▶ STATED TASK:
From the first line of the listing below, retype each line up to and including the one with "from matplotlib.ticker import"; pictures stay out.
━━━ GIVEN DATA ━━━
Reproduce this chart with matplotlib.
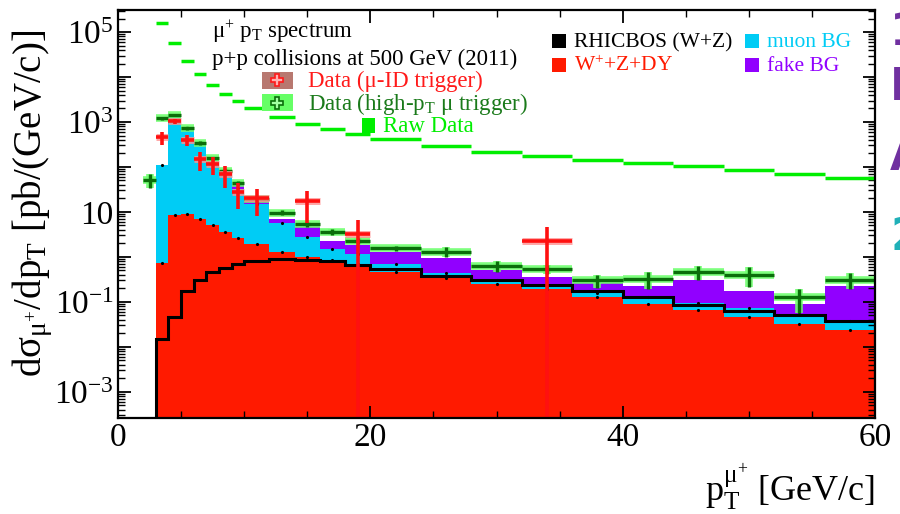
import numpy as np
import matplotlib
matplotlib.use("Agg")
import matplotlib.pyplot as plt
from matplotlib.patches import Rectangle
from matplotlib.lines import Line2D
from matplotlib.ticker import LogLocator, MultipleLocator, NullFormatter, FixedLocator

plt.rcParams["font.family"] = ["Liberation Serif", "DejaVu Serif"]
plt.rcParams["mathtext.fontset"] = "custom"
plt.rcParams["mathtext.rm"] = "Liberation Serif"
plt.rcParams["mathtext.it"] = "Liberation Serif:italic"
plt.rcParams["mathtext.bf"] = "Liberation Serif:bold"
plt.rcParams["mathtext.default"] = "rm"

# Histogram bin edges (GeV/c)
edges = [3, 4, 5, 6, 7, 8, 9, 10, 12, 14, 16, 18, 20, 24, 28, 32, 36, 40, 44, 48, 52, 56, 60]

# Stack levels (cumulative tops): W+Z+DY, +muon BG, +fake BG
wzdy = [0.74, 8.5, 9.1, 6.9, 5.0, 3.5, 2.6, 1.9, 1.25, 1.0, 0.85, 0.69, 0.47, 0.34,
        0.25, 0.19, 0.13, 0.091, 0.065, 0.047, 0.032, 0.023]
wzdy_muon = [110, 1450, 760, 350, 160, 83, 33, 15, 5.8, 2.7, 1.5, 1.15, 0.69, 0.44,
             0.31, 0.22, 0.16, 0.13, 0.093, 0.074, 0.053, 0.038]
wzdy_muon_fake = [110, 1450, 760, 350, 160, 83, 39, 20, 6.9, 4.5, 2.3, 1.8, 1.3, 0.93,
                  0.50, 0.35, 0.26, 0.23, 0.31, 0.17, 0.091, 0.23]
rhicbos = [0.015, 0.047, 0.17, 0.31, 0.46, 0.56, 0.69, 0.81, 0.89, 0.85, 0.81, 0.66,
           0.54, 0.38, 0.31, 0.24, 0.17, 0.126, 0.083, 0.064, 0.051, 0.037]
raw_data = [1.6e5, 5.6e4, 2.3e4, 1.15e4, 6.5e3, 4.1e3, 2.9e3, 2.0e3, 1.27e3, 890, 690,
            535, 415, 295, 218, 178, 141, 123, 105, 85, 69, 56]

# Data, high-pT muon trigger
hipt_edges = [2] + edges
hipt_val = [51, 1200, 1440, 720, 345, 155, 81, 44, 19.5, 9.6, 5.4, 3.6, 2.3, 1.55, 1.3,
            0.63, 0.54, 0.30, 0.32, 0.47, 0.40, 0.126, 0.31]
hipt_err = [17, 90, 100, 60, 30, 14, 9, 5, 2.5, 1.2, 0.7, 0.5, 0.35, 0.23, 0.32, 0.16,
            0.13, 0.10, 0.13, 0.16, 0.19, 0.07, 0.12]

# Data, muon-ID trigger
muid_lo = [3, 4, 5, 6, 7, 8, 9, 10, 14, 18, 32]
muid_hi = [4, 5, 6, 7, 8, 9, 10, 12, 16, 20, 36]
muid_val = [460, 1040, 400, 150, 115, 69, 27.5, 20, 17.5, 3.2, 2.2]
muid_err = [145, 150, 115, 70, 50, 35, 16, 12, 11.7, 3.4, 2.3]

C_RED = "#ff1a00"
C_CYAN = "#00ccf5"
C_PURPLE = "#9100ff"
C_DKGREEN = "#0a6e0a"
C_LTGREEN = "#70ff70"
C_RAW = "#00ee00"

W, H = 900, 514
fig = plt.figure(figsize=(9, 5.14), dpi=100)
ax = fig.add_axes([118 / W, 1 - 418 / H, 757 / W, 408 / H])

ymin, ymax = 2.6e-4, 3.1e5
base = 1e-6
ax.stairs(wzdy_muon_fake, edges, fill=True, color=C_PURPLE, baseline=base, lw=0)
ax.stairs(wzdy_muon, edges, fill=True, color=C_CYAN, baseline=base, lw=0)
ax.stairs(wzdy, edges, fill=True, color=C_RED, baseline=base, lw=0)

centers = 0.5 * (np.array(edges[:-1]) + np.array(edges[1:]))
ax.plot(centers, wzdy, "k.", ms=2.5)
ax.plot(centers, wzdy_muon, "k.", ms=2.5)

ax.stairs(rhicbos, edges, baseline=base, color="black", lw=2.2)

# raw data: horizontal bars
ax.hlines(raw_data, edges[:-1], edges[1:], color=C_RAW, lw=2.5)

# high-pT trigger data
he = np.array(hipt_edges, dtype=float)
hx = 0.5 * (he[:-1] + he[1:])
hw = 0.5 * (he[1:] - he[:-1])
ax.errorbar(hx, hipt_val, xerr=hw, yerr=hipt_err, fmt="none", ecolor=C_LTGREEN,
            elinewidth=5.5, capsize=0, alpha=0.9)
ax.errorbar(hx, hipt_val, xerr=hw, yerr=hipt_err, fmt="none", ecolor=C_DKGREEN,
            elinewidth=2.4, capsize=0)

# muon-ID trigger data
lo = np.array(muid_lo, dtype=float)
hi = np.array(muid_hi, dtype=float)
mx = 0.5 * (lo + hi)
ax.errorbar(mx, muid_val, xerr=0.5 * (hi - lo), fmt="none",
            ecolor="#ff9090", elinewidth=5, capsize=0, alpha=0.8)
ax.errorbar(mx, muid_val, xerr=0.5 * (hi - lo), yerr=muid_err, fmt="none",
            ecolor="#ff1010", elinewidth=2.6, capsize=0)

ax.set_yscale("log")
ax.set_xlim(0, 60)
ax.set_ylim(ymin, ymax)

ax.xaxis.set_major_locator(MultipleLocator(20))
ax.xaxis.set_minor_locator(MultipleLocator(5))
yt = [1e-3, 1e-2, 1e-1, 1, 10, 1e2, 1e3, 1e4, 1e5]
ax.yaxis.set_major_locator(FixedLocator(yt))
ax.set_yticklabels(["$10^{-3}$", "", "$10^{-1}$", "", "10", "", "$10^{3}$", "", "$10^{5}$"])
ax.yaxis.set_minor_locator(LogLocator(base=10, subs=np.arange(2, 10), numticks=100))
ax.yaxis.set_minor_formatter(NullFormatter())

ax.tick_params(which="both", direction="in", top=True, right=True, labelsize=24)
ax.tick_params(which="major", length=9, width=1.3)
ax.tick_params(which="minor", length=5, width=1.0)
ax.tick_params(axis="y", pad=3)
ax.tick_params(axis="x", pad=3)
for s in ax.spines.values():
    s.set_linewidth(1.6)

ax.set_ylabel("dσ$_{\\mathrm{μ}^{+}}$/dp$_{\\mathrm{T}}$ [pb/(GeV/c)]", fontsize=28)
ax.yaxis.set_label_coords(-0.083, 0.525)
ax.set_xlabel("p$_{\\mathrm{T}}^{\\mathrm{μ}^{+}}$ [GeV/c]", fontsize=26, loc="right")
ax.xaxis.set_label_coords(1.0, -0.105)


def px(x, y):
    return x / W, 1 - y / H


# upper-left legend
fig.text(*px(212, 38), "μ$^{+}$ p$_{\\mathrm{T}}$ spectrum", fontsize=16.5, va="baseline")
fig.text(*px(212, 65), "p+p collisions at 500 GeV (2011)", fontsize=16.5, va="baseline")
fig.text(*px(308, 87), "Data (μ-ID trigger)", fontsize=16.5, va="baseline", color="#ff1a1a")
fig.text(*px(308, 110), "Data (high-p$_{\\mathrm{T}}$ μ trigger)", fontsize=16.5,
         va="baseline", color="#1a7a1a")
fig.text(*px(383, 132), "Raw Data", fontsize=16.5, va="baseline", color=C_RAW)

fig.add_artist(Rectangle(px(262, 89), 31 / W, 17 / H, transform=fig.transFigure,
                         facecolor="#b87870", edgecolor="none"))
fig.add_artist(Line2D([px(277, 80)[0]], [px(277, 80)[1]], marker="P", ms=9,
                      mfc="#ffb0b0", mec="#ff1a1a", mew=1.2, transform=fig.transFigure))
fig.add_artist(Rectangle(px(262, 111), 31 / W, 17 / H, transform=fig.transFigure,
                         facecolor="#66ff66", edgecolor="none"))
fig.add_artist(Line2D([px(277, 103)[0]], [px(277, 103)[1]], marker="P", ms=9,
                      mfc="#a0ffa0", mec=C_DKGREEN, mew=1.2, transform=fig.transFigure))
fig.add_artist(Rectangle(px(362, 133), 13 / W, 15 / H, transform=fig.transFigure,
                         facecolor=C_RAW, edgecolor="none"))

# upper-right legend
for (x0, y0, col, label) in [(552, 48, "black", "RHICBOS (W+Z)"),
                             (552, 72, C_RED, "W$^{+}$+Z+DY"),
                             (745, 48, C_CYAN, "muon BG"),
                             (745, 72, C_PURPLE, "fake BG")]:
    fig.add_artist(Rectangle(px(x0, y0), 14 / W, 14 / H, transform=fig.transFigure,
                             facecolor=col, edgecolor="none"))
    fig.text(*px(x0 + 22, y0 - 1), label, fontsize=15.5, va="baseline", color=col)

# cut-off glyphs of the neighbouring slide at the right edge
for (yy, ch, col) in [(45, "1", "#7030a0"), (100, "E", "#7030a0"),
                      (170, "A", "#7030a0"), (250, "2", "#20b0b8")]:
    fig.text(*px(890, yy), ch, fontsize=32, fontweight="bold", color=col,
             family="DejaVu Sans", va="baseline")

fig.savefig("out.png", dpi=100)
━━━
▶ SOLUTION FOR THIS TASK:
Reproduce this chart with matplotlib.
import numpy as np
import matplotlib
matplotlib.use("Agg")
import matplotlib.pyplot as plt
from matplotlib.patches import Rectangle
from matplotlib.lines import Line2D
from matplotlib.ticker import LogLocator, MultipleLocator, NullFormatter, FixedLocator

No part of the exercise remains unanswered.